DW: But if a woman does it, people perceive it differently. A deeper answer is that you have three people from disconnected families who therefore have to create one. On a certain level, "Savages" is about family. The fact that it has a sexual element about it to me was almost irrelevant.
TA: Almost.
DW: Almost.
TA: Although that's one of the movie's hooks. You make Blake Lively O, and that drives ticket sales.
DW: I don't think that's an unfair hook. It's a central part of the book. These two guys love this woman. She loves them both. They work that out. They acknowledge that it ain't going to last that way, but at that moment in time, they're good with it, and they are devoted to each other.
TA: And who are you within this story? Who do you connect with?
DW: I connect with all three of them in different ways. I've got some Ben in me. I would prefer things to be peaceful and not have conflict. I have a little Chon: You can't allow people to believe that you're weak. I have some of O in me, too, that outsider looking in at things. It starts in O's voice, and no one was more surprised than me. I typed these two words -- "F**k you" -- which has now become the infamous first chapter of the book. What I had in mind was someone standing in a bookstore and they open a book, and it says, "F**k you," and either they get really angry and shut the book or they get intrigued and buy it. All I had was those two words, "F**k you," and I set it aside as a chapter and I start writing and then all of a sudden I'm writing in the voice of this 20-something Orange County slacker woman...
TA: ...with a mermaid tattoo
DW: ...with a mermaid tattoo describing this guy sitting at a computer, cleaning a gun.
TA: Pow. Curiosity aroused. When did director Oliver Stone enter the project? What got him excited?

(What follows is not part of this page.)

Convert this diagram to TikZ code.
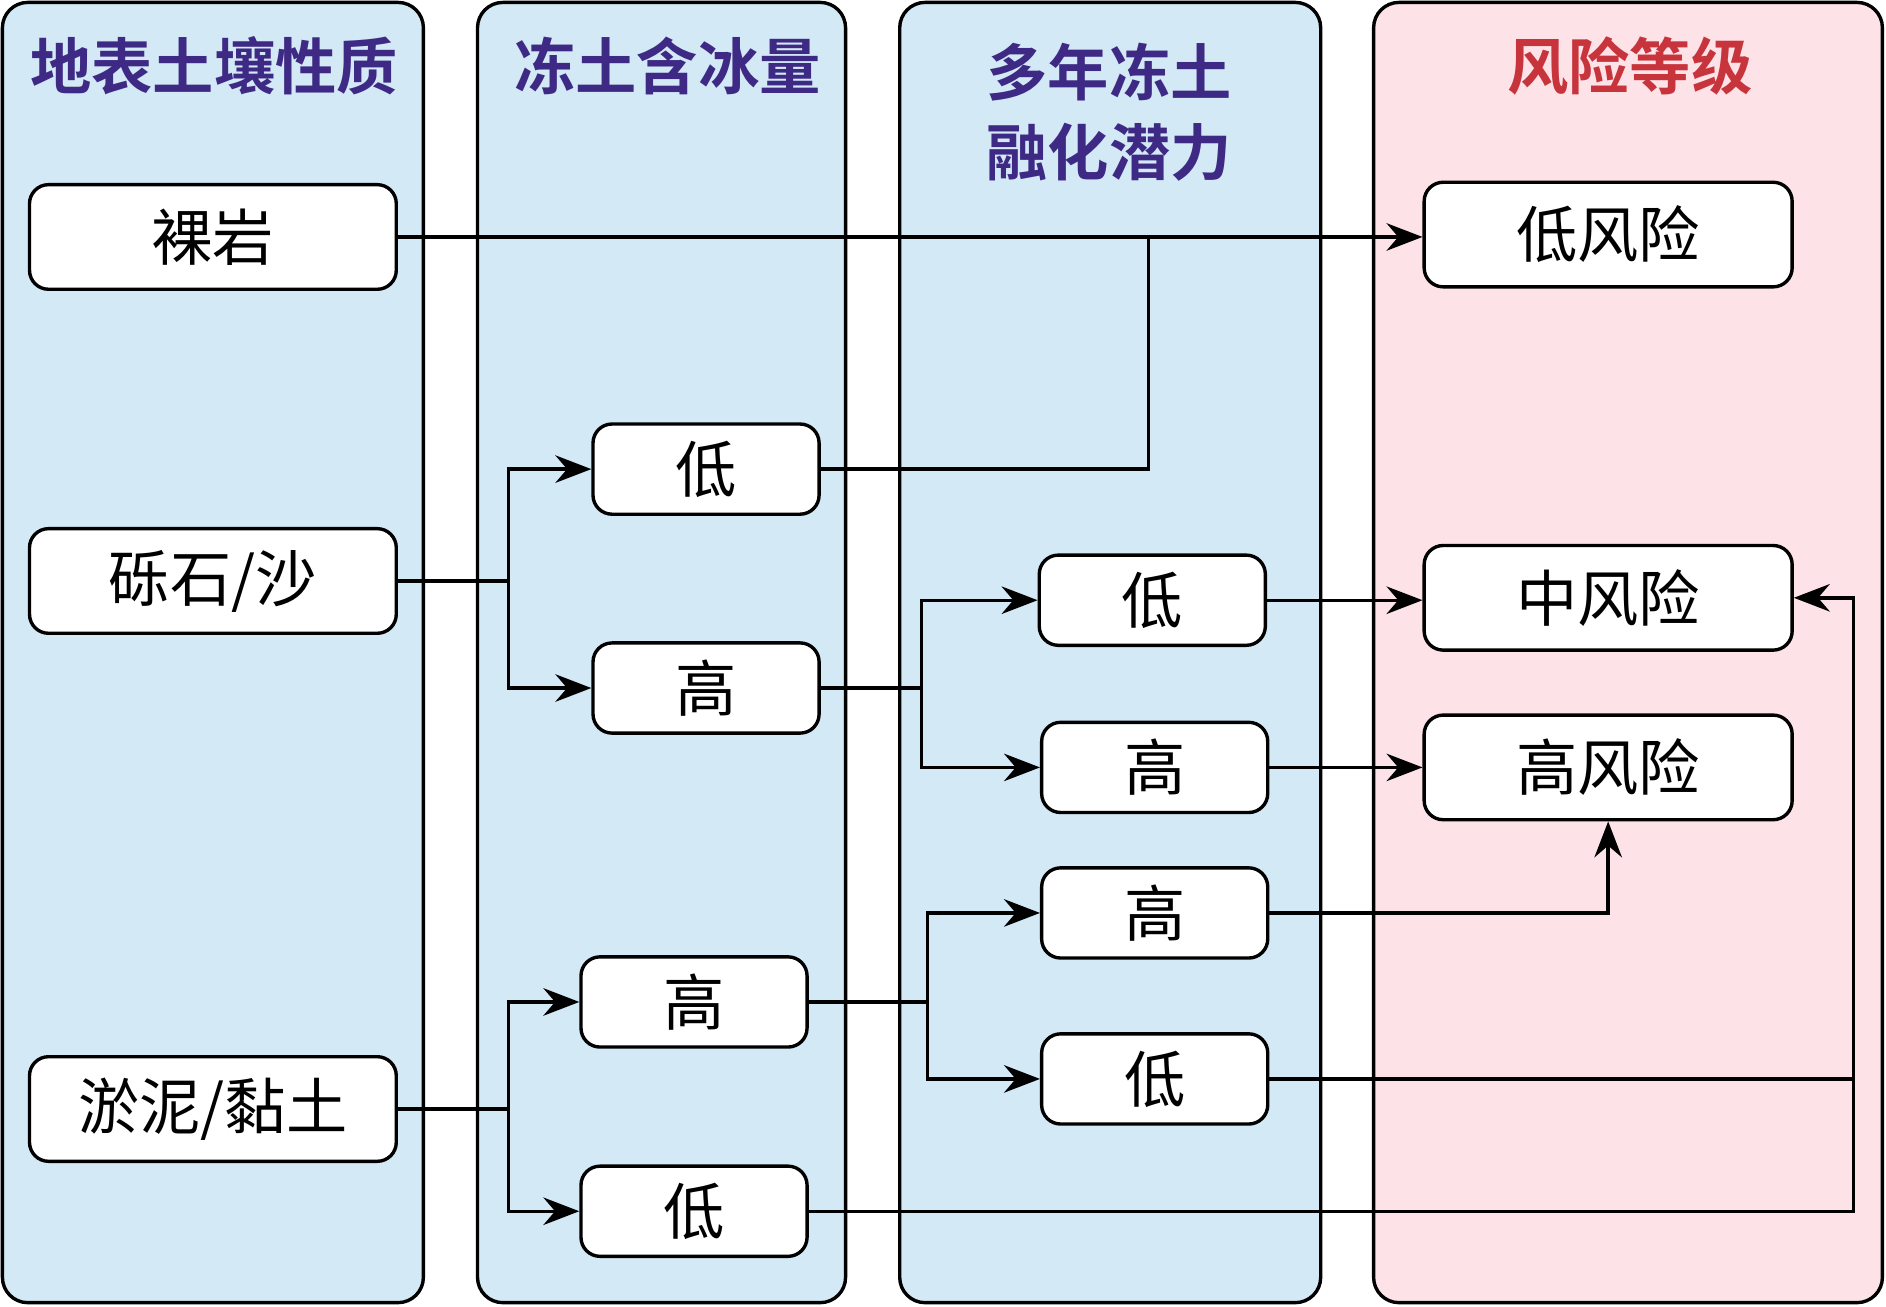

DW: Early in the process when the book was still in galleys. Stone liked the subject matter, the style. It was fresh for him. And I think he saw this world vividly.

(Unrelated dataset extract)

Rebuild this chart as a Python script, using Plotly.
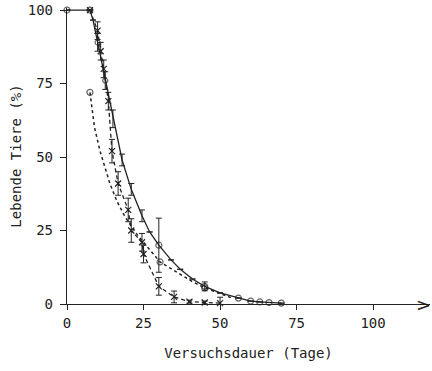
import plotly.graph_objects as go

# Solid curve (circles)
days_a = [0, 7.5, 8.5, 10, 12.5, 15, 18, 21, 24.5, 27, 30, 34, 37, 41, 45, 50, 56, 60, 63, 66, 70]
surv_a = [100, 100, 96.6, 89, 76, 63, 49, 39, 30, 24.5, 20, 15, 11.8, 8.5, 6, 3.8, 2, 1, 0.7, 0.5, 0.3]
err_a = [0, 0, 0, 3, 3, 3, 2, 2, 2, 0, 9.2, 0, 0, 0, 1.5, 0, 0, 0, 0, 0, 0]
mark_a = [6, 6, 0, 5, 5, 0, 0, 0, 0, 0, 6, 0, 0, 0, 6, 0, 6, 6, 6, 6, 6]

# Dashed curve (crosses)
days_b = [7.5, 10, 11, 12, 13.5, 14.7, 16.7, 20, 21, 24.5, 25, 30, 35, 40, 45, 50]
surv_b = [100, 93, 86, 80, 69, 52, 41, 32, 25, 21, 17, 6, 2.4, 0.8, 0.5, 0.3]
err_b = [0, 3, 3, 3, 3, 4, 4, 4, 4, 3, 3, 3, 2, 0.5, 0.5, 2]

# Dotted curve (circles)
days_c = [7.5, 9, 10.8, 12.5, 14, 16.3, 19, 23, 27, 30.4, 34, 37, 41, 45, 50, 54]
surv_c = [72, 60, 52, 46, 41, 35, 29.6, 23.5, 18.4, 14.3, 12, 10, 7.6, 5.5, 3.5, 2]
mark_c = [6, 0, 0, 0, 0, 0, 0, 0, 0, 6, 0, 0, 0, 6, 0, 0]

x_ticks = [0, 25, 50, 75, 100]
y_ticks = [0, 25, 50, 75, 100]

ink = "#222222"
font = dict(family="DejaVu Sans Mono", size=13, color=ink)

fig = go.Figure()
fig.add_trace(go.Scatter(
    x=days_a, y=surv_a, mode="lines+markers",
    line=dict(color=ink, width=1.3),
    marker=dict(symbol="circle-open", size=mark_a, color=ink, line=dict(width=1.2)),
    error_y=dict(type="data", array=err_a, color=ink, thickness=1, width=3),
    cliponaxis=False, showlegend=False))
fig.add_trace(go.Scatter(
    x=days_b, y=surv_b, mode="lines+markers",
    line=dict(color=ink, width=1.3, dash="4px,3px"),
    marker=dict(symbol="x-thin-open", size=6, color=ink, line=dict(width=1.2, color=ink)),
    error_y=dict(type="data", array=err_b, color=ink, thickness=1, width=3),
    cliponaxis=False, showlegend=False))
fig.add_trace(go.Scatter(
    x=days_c, y=surv_c, mode="lines+markers",
    line=dict(color=ink, width=1.5, dash="dot"),
    marker=dict(symbol="circle-open", size=mark_c, color=ink, line=dict(width=1.2)),
    cliponaxis=False, showlegend=False))

fig.add_annotation(text=">", x=1, y=0, xref="paper", yref="paper",
                   xanchor="right", yanchor="middle", showarrow=False,
                   font=dict(family="DejaVu Sans", size=18, color=ink), xshift=3)

fig.update_layout(
    width=432, height=371,
    margin=dict(l=67, r=2, t=8, b=67),
    paper_bgcolor="white", plot_bgcolor="white",
    font=font,
    xaxis=dict(range=[0, 118.6], tickvals=x_ticks, ticks="outside", ticklen=5,
               tickcolor=ink, showline=True, linecolor=ink, linewidth=1.3,
               showgrid=False, zeroline=False, ticklabelstandoff=1,
               tickfont=dict(family="DejaVu Sans Mono", size=14, color=ink),
               title=dict(text="Versuchsdauer (Tage)", standoff=18,
                          font=dict(family="DejaVu Sans Mono", size=14, color=ink))),
    yaxis=dict(range=[0, 100.7], tickvals=y_ticks, ticks="outside", ticklen=6,
               tickcolor=ink, showline=True, linecolor=ink, linewidth=1.3,
               showgrid=False, zeroline=False, ticklabelstandoff=4,
               tickfont=dict(family="DejaVu Sans Mono", size=14, color=ink),
               title=dict(text="Lebende Tiere (%)", standoff=2,
                          font=dict(family="DejaVu Sans Mono", size=14, color=ink))),
)

fig.write_html("out.html")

TA: Have you seen his movie?
DW: Yes. In the first place, it's surreal to watch filming, to see the little ideas you had in your head and now Taylor Kitsch is doing it, or Salma Hayek. And then to see it loud and bright onscreen is a trip. It all went by very fast. From the time my screenwriting partner, Shane Salerno, and I got together with Oliver, to shooting was 11 months. From "OK, let's do this" to the first day of principal photography. So one day you're sitting around at your desk typing "F**k you," and now the title's on taxis...
TA: ...and billboards and, this Friday, in theaters.